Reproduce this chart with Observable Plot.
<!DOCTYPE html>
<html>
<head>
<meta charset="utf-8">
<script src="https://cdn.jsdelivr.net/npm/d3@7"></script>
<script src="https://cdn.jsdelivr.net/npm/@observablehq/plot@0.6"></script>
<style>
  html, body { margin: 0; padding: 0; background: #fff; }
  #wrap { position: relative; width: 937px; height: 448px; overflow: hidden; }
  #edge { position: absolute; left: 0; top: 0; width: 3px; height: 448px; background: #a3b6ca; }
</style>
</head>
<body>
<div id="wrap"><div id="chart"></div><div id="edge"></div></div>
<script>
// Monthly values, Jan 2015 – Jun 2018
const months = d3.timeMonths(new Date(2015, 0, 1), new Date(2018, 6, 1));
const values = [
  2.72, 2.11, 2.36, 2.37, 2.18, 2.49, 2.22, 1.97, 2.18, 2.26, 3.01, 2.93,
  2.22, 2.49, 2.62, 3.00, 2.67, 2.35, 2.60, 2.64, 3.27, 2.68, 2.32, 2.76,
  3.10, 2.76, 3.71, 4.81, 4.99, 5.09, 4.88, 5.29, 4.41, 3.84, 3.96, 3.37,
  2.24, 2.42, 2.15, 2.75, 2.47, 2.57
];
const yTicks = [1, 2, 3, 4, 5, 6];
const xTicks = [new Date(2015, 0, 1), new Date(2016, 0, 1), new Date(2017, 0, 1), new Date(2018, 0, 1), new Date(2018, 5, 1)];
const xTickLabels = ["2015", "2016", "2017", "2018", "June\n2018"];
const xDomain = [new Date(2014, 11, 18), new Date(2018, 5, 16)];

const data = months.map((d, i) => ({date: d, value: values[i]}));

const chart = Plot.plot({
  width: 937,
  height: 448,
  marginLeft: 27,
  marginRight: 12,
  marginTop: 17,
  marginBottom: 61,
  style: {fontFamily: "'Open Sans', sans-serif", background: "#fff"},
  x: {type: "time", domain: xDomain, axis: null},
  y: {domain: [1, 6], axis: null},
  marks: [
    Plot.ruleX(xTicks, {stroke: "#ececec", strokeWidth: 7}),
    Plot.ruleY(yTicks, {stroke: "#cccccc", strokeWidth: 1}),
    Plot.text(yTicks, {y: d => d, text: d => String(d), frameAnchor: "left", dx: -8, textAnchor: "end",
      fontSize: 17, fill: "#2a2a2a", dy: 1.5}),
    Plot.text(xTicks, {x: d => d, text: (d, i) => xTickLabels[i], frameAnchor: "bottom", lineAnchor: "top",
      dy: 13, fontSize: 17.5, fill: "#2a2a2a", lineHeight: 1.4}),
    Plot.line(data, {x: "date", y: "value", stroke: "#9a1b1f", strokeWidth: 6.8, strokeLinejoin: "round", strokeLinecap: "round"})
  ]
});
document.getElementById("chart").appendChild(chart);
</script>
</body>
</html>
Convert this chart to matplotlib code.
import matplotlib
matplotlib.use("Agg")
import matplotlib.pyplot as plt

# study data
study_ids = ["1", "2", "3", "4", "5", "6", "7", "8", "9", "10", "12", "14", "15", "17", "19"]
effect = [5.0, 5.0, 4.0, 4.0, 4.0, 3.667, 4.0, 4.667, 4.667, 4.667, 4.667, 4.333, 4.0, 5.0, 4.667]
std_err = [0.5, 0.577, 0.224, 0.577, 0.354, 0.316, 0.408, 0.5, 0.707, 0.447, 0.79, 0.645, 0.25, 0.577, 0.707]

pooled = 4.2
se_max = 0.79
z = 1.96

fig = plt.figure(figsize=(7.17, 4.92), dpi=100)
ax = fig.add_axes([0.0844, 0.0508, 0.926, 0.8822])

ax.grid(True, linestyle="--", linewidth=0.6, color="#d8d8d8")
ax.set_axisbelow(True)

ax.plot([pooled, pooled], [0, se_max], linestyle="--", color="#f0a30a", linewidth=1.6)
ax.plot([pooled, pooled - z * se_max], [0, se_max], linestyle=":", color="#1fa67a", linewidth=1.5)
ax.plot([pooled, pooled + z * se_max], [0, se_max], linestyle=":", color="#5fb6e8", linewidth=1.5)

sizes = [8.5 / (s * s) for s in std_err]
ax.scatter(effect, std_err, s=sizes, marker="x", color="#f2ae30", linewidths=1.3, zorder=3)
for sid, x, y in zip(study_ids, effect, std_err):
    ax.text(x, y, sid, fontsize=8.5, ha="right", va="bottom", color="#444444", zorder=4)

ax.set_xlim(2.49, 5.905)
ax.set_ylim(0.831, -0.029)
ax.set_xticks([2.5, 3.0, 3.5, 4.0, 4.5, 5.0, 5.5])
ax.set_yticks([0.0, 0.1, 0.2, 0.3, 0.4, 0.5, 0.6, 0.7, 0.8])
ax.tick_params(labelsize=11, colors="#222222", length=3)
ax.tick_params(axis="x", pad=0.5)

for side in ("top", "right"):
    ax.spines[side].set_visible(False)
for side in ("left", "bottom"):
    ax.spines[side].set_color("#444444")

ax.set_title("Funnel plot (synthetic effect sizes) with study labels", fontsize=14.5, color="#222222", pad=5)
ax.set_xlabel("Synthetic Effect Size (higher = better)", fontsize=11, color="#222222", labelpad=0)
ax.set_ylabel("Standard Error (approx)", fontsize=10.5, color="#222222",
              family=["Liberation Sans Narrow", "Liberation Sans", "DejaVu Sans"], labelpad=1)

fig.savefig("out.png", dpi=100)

______________________________

Problem
Return, please, the lines of the data from the first through the line containing "const data = months.map((d, i)", both kept, exactly as they stand and nothing more.

Solution to this exercise
Reproduce this chart with Observable Plot.
<!DOCTYPE html>
<html>
<head>
<meta charset="utf-8">
<script src="https://cdn.jsdelivr.net/npm/d3@7"></script>
<script src="https://cdn.jsdelivr.net/npm/@observablehq/plot@0.6"></script>
<style>
  html, body { margin: 0; padding: 0; background: #fff; }
  #wrap { position: relative; width: 937px; height: 448px; overflow: hidden; }
  #edge { position: absolute; left: 0; top: 0; width: 3px; height: 448px; background: #a3b6ca; }
</style>
</head>
<body>
<div id="wrap"><div id="chart"></div><div id="edge"></div></div>
<script>
// Monthly values, Jan 2015 – Jun 2018
const months = d3.timeMonths(new Date(2015, 0, 1), new Date(2018, 6, 1));
const values = [
  2.72, 2.11, 2.36, 2.37, 2.18, 2.49, 2.22, 1.97, 2.18, 2.26, 3.01, 2.93,
  2.22, 2.49, 2.62, 3.00, 2.67, 2.35, 2.60, 2.64, 3.27, 2.68, 2.32, 2.76,
  3.10, 2.76, 3.71, 4.81, 4.99, 5.09, 4.88, 5.29, 4.41, 3.84, 3.96, 3.37,
  2.24, 2.42, 2.15, 2.75, 2.47, 2.57
];
const yTicks = [1, 2, 3, 4, 5, 6];
const xTicks = [new Date(2015, 0, 1), new Date(2016, 0, 1), new Date(2017, 0, 1), new Date(2018, 0, 1), new Date(2018, 5, 1)];
const xTickLabels = ["2015", "2016", "2017", "2018", "June\n2018"];
const xDomain = [new Date(2014, 11, 18), new Date(2018, 5, 16)];

const data = months.map((d, i) => ({date: d, value: values[i]}));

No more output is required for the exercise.